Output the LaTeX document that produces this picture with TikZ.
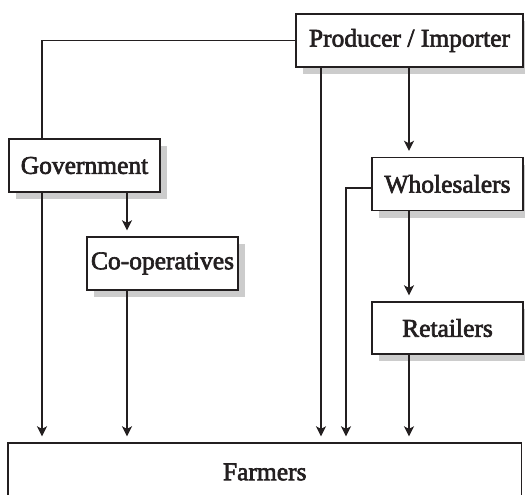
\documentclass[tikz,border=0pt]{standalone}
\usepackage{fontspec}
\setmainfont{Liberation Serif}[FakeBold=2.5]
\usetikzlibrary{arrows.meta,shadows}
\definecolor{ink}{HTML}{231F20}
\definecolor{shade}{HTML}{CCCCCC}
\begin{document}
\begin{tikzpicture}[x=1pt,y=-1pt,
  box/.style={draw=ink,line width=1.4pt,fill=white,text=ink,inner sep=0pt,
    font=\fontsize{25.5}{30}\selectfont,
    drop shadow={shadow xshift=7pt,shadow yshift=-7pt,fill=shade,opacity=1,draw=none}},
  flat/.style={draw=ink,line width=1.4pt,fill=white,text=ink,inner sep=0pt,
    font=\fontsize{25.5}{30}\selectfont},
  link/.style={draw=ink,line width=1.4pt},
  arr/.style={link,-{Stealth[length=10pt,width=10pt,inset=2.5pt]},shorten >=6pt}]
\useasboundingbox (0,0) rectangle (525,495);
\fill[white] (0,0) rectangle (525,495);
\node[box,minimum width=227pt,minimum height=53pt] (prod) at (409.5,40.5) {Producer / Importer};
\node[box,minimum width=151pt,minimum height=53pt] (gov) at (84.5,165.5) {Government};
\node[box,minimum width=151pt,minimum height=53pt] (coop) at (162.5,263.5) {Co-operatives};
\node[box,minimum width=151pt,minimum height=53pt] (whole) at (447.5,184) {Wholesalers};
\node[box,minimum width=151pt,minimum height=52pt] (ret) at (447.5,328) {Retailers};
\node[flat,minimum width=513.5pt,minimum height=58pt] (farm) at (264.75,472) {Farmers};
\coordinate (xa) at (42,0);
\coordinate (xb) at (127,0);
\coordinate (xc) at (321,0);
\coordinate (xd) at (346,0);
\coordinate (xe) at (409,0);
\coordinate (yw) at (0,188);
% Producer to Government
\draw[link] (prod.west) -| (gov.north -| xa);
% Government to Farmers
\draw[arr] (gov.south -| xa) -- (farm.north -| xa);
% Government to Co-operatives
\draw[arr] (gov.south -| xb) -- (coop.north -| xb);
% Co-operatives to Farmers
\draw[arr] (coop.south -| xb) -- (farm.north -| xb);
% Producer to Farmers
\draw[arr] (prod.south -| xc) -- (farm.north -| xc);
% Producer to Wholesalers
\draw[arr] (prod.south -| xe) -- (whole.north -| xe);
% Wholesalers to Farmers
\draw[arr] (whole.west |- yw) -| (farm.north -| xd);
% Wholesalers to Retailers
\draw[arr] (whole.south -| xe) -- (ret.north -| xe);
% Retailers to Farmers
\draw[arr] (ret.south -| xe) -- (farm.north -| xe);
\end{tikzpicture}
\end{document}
* * * * *
- GOAL OF THE EXERCISE:
Copy out each line exactly, without the pictures.

- ANSWER TO THE TASK:
Output the LaTeX document that produces this picture with TikZ.
\documentclass[tikz,border=0pt]{standalone}
\usepackage{fontspec}
\setmainfont{Liberation Serif}[FakeBold=2.5]
\usetikzlibrary{arrows.meta,shadows}
\definecolor{ink}{HTML}{231F20}
\definecolor{shade}{HTML}{CCCCCC}
\begin{document}
\begin{tikzpicture}[x=1pt,y=-1pt,
  box/.style={draw=ink,line width=1.4pt,fill=white,text=ink,inner sep=0pt,
    font=\fontsize{25.5}{30}\selectfont,
    drop shadow={shadow xshift=7pt,shadow yshift=-7pt,fill=shade,opacity=1,draw=none}},
  flat/.style={draw=ink,line width=1.4pt,fill=white,text=ink,inner sep=0pt,
    font=\fontsize{25.5}{30}\selectfont},
  link/.style={draw=ink,line width=1.4pt},
  arr/.style={link,-{Stealth[length=10pt,width=10pt,inset=2.5pt]},shorten >=6pt}]
\useasboundingbox (0,0) rectangle (525,495);
\fill[white] (0,0) rectangle (525,495);
\node[box,minimum width=227pt,minimum height=53pt] (prod) at (409.5,40.5) {Producer / Importer};
\node[box,minimum width=151pt,minimum height=53pt] (gov) at (84.5,165.5) {Government};
\node[box,minimum width=151pt,minimum height=53pt] (coop) at (162.5,263.5) {Co-operatives};
\node[box,minimum width=151pt,minimum height=53pt] (whole) at (447.5,184) {Wholesalers};
\node[box,minimum width=151pt,minimum height=52pt] (ret) at (447.5,328) {Retailers};
\node[flat,minimum width=513.5pt,minimum height=58pt] (farm) at (264.75,472) {Farmers};
\coordinate (xa) at (42,0);
\coordinate (xb) at (127,0);
\coordinate (xc) at (321,0);
\coordinate (xd) at (346,0);
\coordinate (xe) at (409,0);
\coordinate (yw) at (0,188);
% Producer to Government
\draw[link] (prod.west) -| (gov.north -| xa);
% Government to Farmers
\draw[arr] (gov.south -| xa) -- (farm.north -| xa);
% Government to Co-operatives
\draw[arr] (gov.south -| xb) -- (coop.north -| xb);
% Co-operatives to Farmers
\draw[arr] (coop.south -| xb) -- (farm.north -| xb);
% Producer to Farmers
\draw[arr] (prod.south -| xc) -- (farm.north -| xc);
% Producer to Wholesalers
\draw[arr] (prod.south -| xe) -- (whole.north -| xe);
% Wholesalers to Farmers
\draw[arr] (whole.west |- yw) -| (farm.north -| xd);
% Wholesalers to Retailers
\draw[arr] (whole.south -| xe) -- (ret.north -| xe);
% Retailers to Farmers
\draw[arr] (ret.south -| xe) -- (farm.north -| xe);
\end{tikzpicture}
\end{document}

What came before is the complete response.